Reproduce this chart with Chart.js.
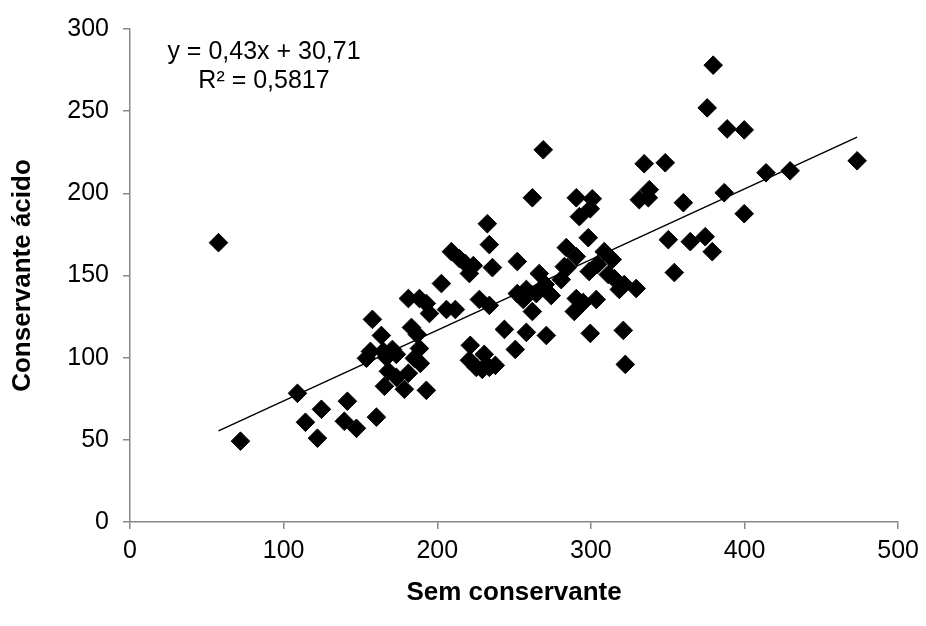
<!DOCTYPE html>
<html>
<head>
<meta charset="utf-8">
<script src="https://cdn.jsdelivr.net/npm/chart.js@4/dist/chart.umd.min.js"></script>
<style>
  html, body { margin: 0; padding: 0; background: #fff; }
  #wrap { width: 926px; height: 626px; }
</style>
</head>
<body>
<div id="wrap"><canvas id="dispersao" width="926" height="626"></canvas></div>
<script>
const semConservante = [57.6, 71.9, 109, 114.2, 122, 124.6, 139.5, 141.5, 147.4, 153.9,
  157.8, 156.5, 160.4, 163.6, 164.9, 166.9, 168.2, 165.6, 170.8, 173.4,
  173.4, 178.6, 181.2, 183.2, 185.1, 187, 188.4, 189, 181.2, 188.4,
  192.9, 194.9, 192.9, 202.7, 206, 209.2, 211.8, 214.4, 218.3, 220.9,
  221.5, 220.9, 223.5, 227.4, 225.4, 229.3, 230.6, 232.6, 233.9, 233.9,
  235.9, 233.9, 237.8, 243.7, 250.8, 252.1, 252.1, 256, 258, 258,
  261.9, 261.9, 264.5, 266.4, 269, 270.3, 271, 274.2, 280.7, 282.7,
  284, 284.6, 289.2, 290.5, 290.5, 290.5, 292.5, 295, 298.3, 298.9,
  299.6, 300.9, 299.6, 303.5, 304.2, 308.7, 311.3, 313.9, 315.2, 318.5,
  321.7, 321.1, 322.4, 329.5, 331.5, 334.7, 337.4, 338, 348.4, 350.4,
  354.3, 360.2, 364.7, 374.4, 375.7, 379, 379.6, 388.7, 386.8, 399.8,
  399.8, 414, 429.7, 473.3];
const conservanteAcido = [170, 49.2, 78.3, 60.7, 51, 68.6, 61.3, 73.5, 57, 99.6,
  123.3, 103.8, 63.8, 113.5, 103.8, 100.2, 91.7, 82.6, 105, 102,
  88, 80.8, 90.5, 118.4, 99.6, 114.1, 105.6, 96.5, 136, 136,
  133, 126.9, 80.1, 145.1, 129.3, 164.5, 129.3, 160.3, 157.3, 151.2,
  107.5, 98.4, 156, 135.4, 94.1, 92.9, 102, 181.5, 168.8, 131.8,
  154.8, 94.1, 95.3, 117.2, 105, 139, 158.5, 135.4, 141.5, 115.4,
  197.3, 128.1, 139, 151.2, 226.5, 144.5, 113.5, 137.8, 147.5, 155.4,
  167, 154.8, 128.1, 136, 161.5, 197.3, 185.8, 133.6, 173, 152.4,
  190.6, 196.7, 114.8, 135.4, 156.6, 164.5, 150.6, 159.7, 148.1, 141.5,
  144.5, 116.6, 95.9, 142.1, 196.1, 218, 197.3, 202.2, 218.6, 171.8,
  151.8, 194.3, 170.6, 173.6, 252, 164.5, 278, 239.2, 200.4, 187.6,
  238.6, 212.5, 213.7, 219.8];

// linha de tendencia (Excel): y = 0,43x + 30,71
const inclinacao = 0.43;
const intercepto = 30.71;
const tendenciaX = [57.6, 473.3];
const equacao = ["y = 0,43x + 30,71", "R\u00b2 = 0,5817"];

const pontos = semConservante.map((x, i) => ({ x: x, y: conservanteAcido[i] }));
const tendencia = tendenciaX.map(x => ({ x: x, y: inclinacao * x + intercepto }));

const fonte = "'Liberation Sans', Arial, sans-serif";

const textoEquacao = {
  id: "textoEquacao",
  afterDraw(chart) {
    const ctx = chart.ctx;
    ctx.save();
    ctx.fillStyle = "#000";
    ctx.font = "25px " + fonte;
    ctx.textAlign = "center";
    ctx.textBaseline = "middle";
    ctx.fillText(equacao[0], 264, 52);
    ctx.fillText(equacao[1], 264, 81);
    ctx.restore();
  }
};

new Chart(document.getElementById("dispersao"), {
  type: "scatter",
  data: {
    datasets: [
      {
        type: "line",
        data: tendencia,
        borderColor: "#000",
        borderWidth: 1.5,
        pointRadius: 0,
        fill: false,
        tension: 0
      },
      {
        data: pontos,
        pointStyle: "rectRot",
        pointRadius: 9.3,
        pointHoverRadius: 9.3,
        backgroundColor: "#000",
        borderColor: "#000",
        borderWidth: 1
      }
    ]
  },
  options: {
    responsive: false,
    animation: false,
    layout: { padding: { top: 27, right: 26, left: 0, bottom: 0 } },
    plugins: {
      legend: { display: false },
      tooltip: { enabled: false }
    },
    scales: {
      x: {
        type: "linear",
        min: 0,
        max: 500,
        afterFit(scale) { scale.height = 104; },
        ticks: { stepSize: 100, color: "#000", padding: 7, font: { family: fonte, size: 25 } },
        grid: { drawOnChartArea: false, tickLength: 7, color: "#888", lineWidth: 1.5 },
        border: { color: "#888", width: 1.5 },
        title: {
          display: true,
          text: "Sem conservante",
          color: "#000",
          font: { family: fonte, size: 26, weight: "bold" },
          padding: { top: 0, bottom: 18 }
        }
      },
      y: {
        min: 0,
        max: 300,
        afterFit(scale) { scale.width = 130; },
        ticks: { stepSize: 50, color: "#000", padding: 14, font: { family: fonte, size: 25 } },
        grid: { drawOnChartArea: false, tickLength: 7, color: "#888", lineWidth: 1.5 },
        border: { color: "#888", width: 1.5 },
        title: {
          display: true,
          text: "Conservante ácido",
          color: "#000",
          font: { family: fonte, size: 26, weight: "bold" },
          padding: { top: 7, bottom: 0 }
        }
      }
    }
  },
  plugins: [textoEquacao]
});
</script>
</body>
</html>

★ ★ ★ ★ ★ ★ ★

Copy all the data exactly as written, but skip any picture.

- **The solution**
Reproduce this chart with Chart.js.
<!DOCTYPE html>
<html>
<head>
<meta charset="utf-8">
<script src="https://cdn.jsdelivr.net/npm/chart.js@4/dist/chart.umd.min.js"></script>
<style>
  html, body { margin: 0; padding: 0; background: #fff; }
  #wrap { width: 926px; height: 626px; }
</style>
</head>
<body>
<div id="wrap"><canvas id="dispersao" width="926" height="626"></canvas></div>
<script>
const semConservante = [57.6, 71.9, 109, 114.2, 122, 124.6, 139.5, 141.5, 147.4, 153.9,
  157.8, 156.5, 160.4, 163.6, 164.9, 166.9, 168.2, 165.6, 170.8, 173.4,
  173.4, 178.6, 181.2, 183.2, 185.1, 187, 188.4, 189, 181.2, 188.4,
  192.9, 194.9, 192.9, 202.7, 206, 209.2, 211.8, 214.4, 218.3, 220.9,
  221.5, 220.9, 223.5, 227.4, 225.4, 229.3, 230.6, 232.6, 233.9, 233.9,
  235.9, 233.9, 237.8, 243.7, 250.8, 252.1, 252.1, 256, 258, 258,
  261.9, 261.9, 264.5, 266.4, 269, 270.3, 271, 274.2, 280.7, 282.7,
  284, 284.6, 289.2, 290.5, 290.5, 290.5, 292.5, 295, 298.3, 298.9,
  299.6, 300.9, 299.6, 303.5, 304.2, 308.7, 311.3, 313.9, 315.2, 318.5,
  321.7, 321.1, 322.4, 329.5, 331.5, 334.7, 337.4, 338, 348.4, 350.4,
  354.3, 360.2, 364.7, 374.4, 375.7, 379, 379.6, 388.7, 386.8, 399.8,
  399.8, 414, 429.7, 473.3];
const conservanteAcido = [170, 49.2, 78.3, 60.7, 51, 68.6, 61.3, 73.5, 57, 99.6,
  123.3, 103.8, 63.8, 113.5, 103.8, 100.2, 91.7, 82.6, 105, 102,
  88, 80.8, 90.5, 118.4, 99.6, 114.1, 105.6, 96.5, 136, 136,
  133, 126.9, 80.1, 145.1, 129.3, 164.5, 129.3, 160.3, 157.3, 151.2,
  107.5, 98.4, 156, 135.4, 94.1, 92.9, 102, 181.5, 168.8, 131.8,
  154.8, 94.1, 95.3, 117.2, 105, 139, 158.5, 135.4, 141.5, 115.4,
  197.3, 128.1, 139, 151.2, 226.5, 144.5, 113.5, 137.8, 147.5, 155.4,
  167, 154.8, 128.1, 136, 161.5, 197.3, 185.8, 133.6, 173, 152.4,
  190.6, 196.7, 114.8, 135.4, 156.6, 164.5, 150.6, 159.7, 148.1, 141.5,
  144.5, 116.6, 95.9, 142.1, 196.1, 218, 197.3, 202.2, 218.6, 171.8,
  151.8, 194.3, 170.6, 173.6, 252, 164.5, 278, 239.2, 200.4, 187.6,
  238.6, 212.5, 213.7, 219.8];

// linha de tendencia (Excel): y = 0,43x + 30,71
const inclinacao = 0.43;
const intercepto = 30.71;
const tendenciaX = [57.6, 473.3];
const equacao = ["y = 0,43x + 30,71", "R\u00b2 = 0,5817"];

const pontos = semConservante.map((x, i) => ({ x: x, y: conservanteAcido[i] }));
const tendencia = tendenciaX.map(x => ({ x: x, y: inclinacao * x + intercepto }));

const fonte = "'Liberation Sans', Arial, sans-serif";

const textoEquacao = {
  id: "textoEquacao",
  afterDraw(chart) {
    const ctx = chart.ctx;
    ctx.save();
    ctx.fillStyle = "#000";
    ctx.font = "25px " + fonte;
    ctx.textAlign = "center";
    ctx.textBaseline = "middle";
    ctx.fillText(equacao[0], 264, 52);
    ctx.fillText(equacao[1], 264, 81);
    ctx.restore();
  }
};

new Chart(document.getElementById("dispersao"), {
  type: "scatter",
  data: {
    datasets: [
      {
        type: "line",
        data: tendencia,
        borderColor: "#000",
        borderWidth: 1.5,
        pointRadius: 0,
        fill: false,
        tension: 0
      },
      {
        data: pontos,
        pointStyle: "rectRot",
        pointRadius: 9.3,
        pointHoverRadius: 9.3,
        backgroundColor: "#000",
        borderColor: "#000",
        borderWidth: 1
      }
    ]
  },
  options: {
    responsive: false,
    animation: false,
    layout: { padding: { top: 27, right: 26, left: 0, bottom: 0 } },
    plugins: {
      legend: { display: false },
      tooltip: { enabled: false }
    },
    scales: {
      x: {
        type: "linear",
        min: 0,
        max: 500,
        afterFit(scale) { scale.height = 104; },
        ticks: { stepSize: 100, color: "#000", padding: 7, font: { family: fonte, size: 25 } },
        grid: { drawOnChartArea: false, tickLength: 7, color: "#888", lineWidth: 1.5 },
        border: { color: "#888", width: 1.5 },
        title: {
          display: true,
          text: "Sem conservante",
          color: "#000",
          font: { family: fonte, size: 26, weight: "bold" },
          padding: { top: 0, bottom: 18 }
        }
      },
      y: {
        min: 0,
        max: 300,
        afterFit(scale) { scale.width = 130; },
        ticks: { stepSize: 50, color: "#000", padding: 14, font: { family: fonte, size: 25 } },
        grid: { drawOnChartArea: false, tickLength: 7, color: "#888", lineWidth: 1.5 },
        border: { color: "#888", width: 1.5 },
        title: {
          display: true,
          text: "Conservante ácido",
          color: "#000",
          font: { family: fonte, size: 26, weight: "bold" },
          padding: { top: 7, bottom: 0 }
        }
      }
    }
  },
  plugins: [textoEquacao]
});
</script>
</body>
</html>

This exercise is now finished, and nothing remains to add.